How does Release Date Affect Oscars Best Picture Wins?
If you're just here for the answer to the title question, it is: Quite a bit. About 25% of the winners were released in December, and over half were released in the 3 months at the end of the year.
I used the enjoyable and optimistic-sounding Cheerio npm module (DOM traversal/selection a la jQuery, but in node.js) to scrape , and followed along with Mike Bostock's gentle d3 bar chart tutorial to put the data together in jsbin.
Here are the results:
I was hoping to do a little more explanation of how this was generated, but I'll save that for a future post. The code is pretty quick-and-dirty, anyway. If you'd like to do something with the cleaned-up data, the movies.json file is on github.
What did I learn? Well, not a whole lot. My initial expectation was that the movies were released toward the end of the year. In retrospect, even though it seemed official, the Oscars.org best picture winners page was probably not the best one to use. I should have been clued in by the raw php code in the source HTML there. It seemed marginally easier to parse than Wikipedia, though, so I went with it, but the extra time spent cleaning up data by hand offset any gains.

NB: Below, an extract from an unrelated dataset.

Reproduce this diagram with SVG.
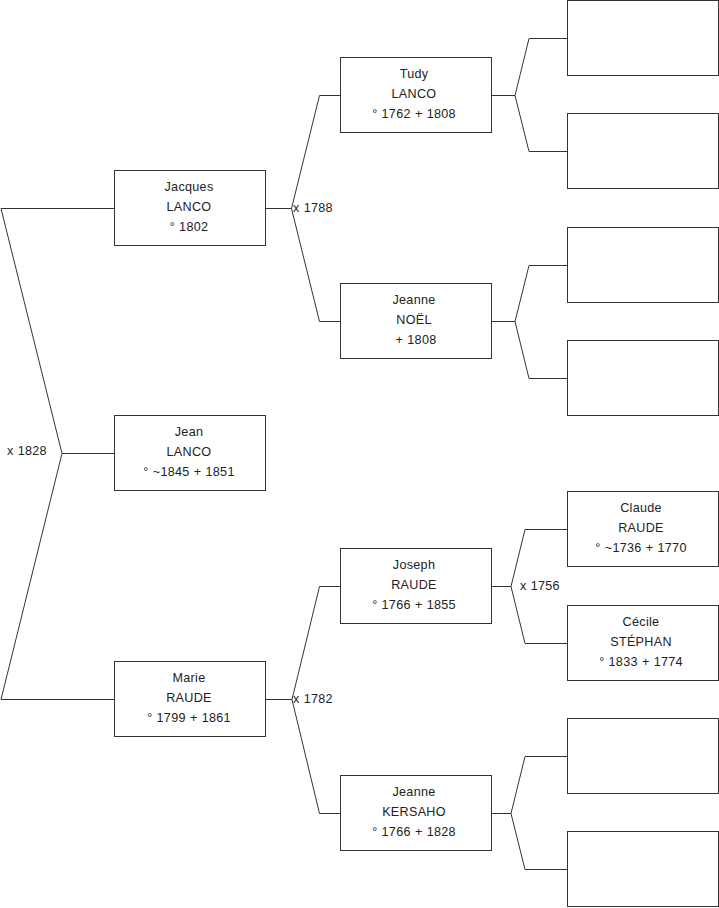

I was a bit surprised to realize how complicated release dates can be. The same movie gets released multiple times in the same country, and also in other countries, and also sometimes gets re-released. I had to put together some simple heuristics to choose the most appropriate date from lists like this one for The Sting.
Not-too-surprising fact: Lots of movies sneak in a limited release somewhere late in December but aren't available widely in the US until the following year (like Million Dollar Baby, which had a limited release in mid-December and the wide release about 7 weeks later).
Most surprising thing: Casablanca appears to be the only film listed to win for a year other than the one in which it was released. According to IMDB it was released in 1942 yet somehow won the 16th Academy Awards in 1943. Perhaps the notion of 'release date' is even looser than I realized.